Outlook: What to Watch in Coming Quarters

POSITIVE CATALYSTS

  • Margin Recovery: Return of operating margins to historical 30-35% range through pricing power or cost optimisation.
  • Revenue Acceleration: Sequential revenue growth resumption with double-digit year-on-year expansion.
  • Working Capital Improvement: Debtors turnover ratio improvement indicating better collection efficiency.
  • Capacity Expansion: Addition of aircraft to fleet enabling scalability and revenue diversification.
  • Institutional Interest: Entry of mutual funds or insurance companies signalling improved confidence.

RED FLAGS TO MONITOR

  • Further Margin Erosion: Operating margins declining below 24% would indicate severe structural challenges.
  • Revenue Decline Continuation: Additional quarters of sequential revenue contraction signalling market share loss.
  • Cash Burn Acceleration: Continued decline in cash levels despite strong historical cash generation.
  • Increased Non-Operating Income Reliance: Other income exceeding 35-40% of PBT indicating unsustainable profit mix.
  • Promoter Stake Reduction: Any decline in 50.80% promoter holding would signal lack of confidence.

The path forward for TAAL Tech requires urgent management action to address margin compression and restore operational efficiency. The company must demonstrate its ability to stabilise revenues, improve working capital management, and return margins to historical levels. Without visible improvement in these critical areas over the next two quarters, the investment case will further deteriorate.

The Verdict: Deteriorating Fundamentals Warrant Exit

STRONG SELL

Score: 27/100

For Fresh Investors: Avoid initiating positions entirely. The combination of deteriorating margins, negative financial trends, premium valuation, and minimal institutional interest creates an unfavourable risk-reward profile. Wait for concrete evidence of operational turnaround including margin stabilisation above 30%, sequential revenue growth resumption, and working capital improvement before considering entry.

For Existing Holders: Consider exiting positions on any near-term strength. The Q3 FY26 results revealed fundamental weaknesses that challenge the investment thesis.

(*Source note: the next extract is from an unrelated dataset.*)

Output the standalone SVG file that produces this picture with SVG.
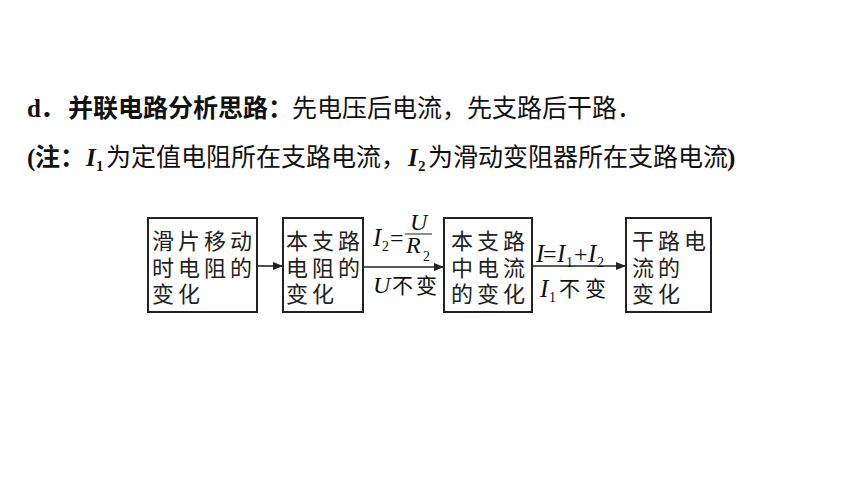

With operating margins at multi-quarter lows, negative financial trends, and the stock trading at premium valuations despite deteriorating fundamentals, the downside risk significantly outweighs potential upside. The 30% decline from 52-week highs may be just the beginning of a broader repricing.

Fair Value Estimate: ₹2,400-2,600 (21-14% downside from current levels), based on normalised earnings with 25% operating margins and 15x P/E multiple reflecting average quality and negative growth trajectory.

Note- ROCE= (EBIT - Other income)/(Capital Employed - Cash - Current Investments)

⚠️ Investment Disclaimer

This article is for educational and informational purposes only and should not be construed as financial advice. Investors should conduct their own due diligence, consider their risk tolerance and investment objectives, and consult with a qualified financial advisor before making any investment decisions. Past performance is not indicative of future results. The stock market involves risks, including the potential loss of principal.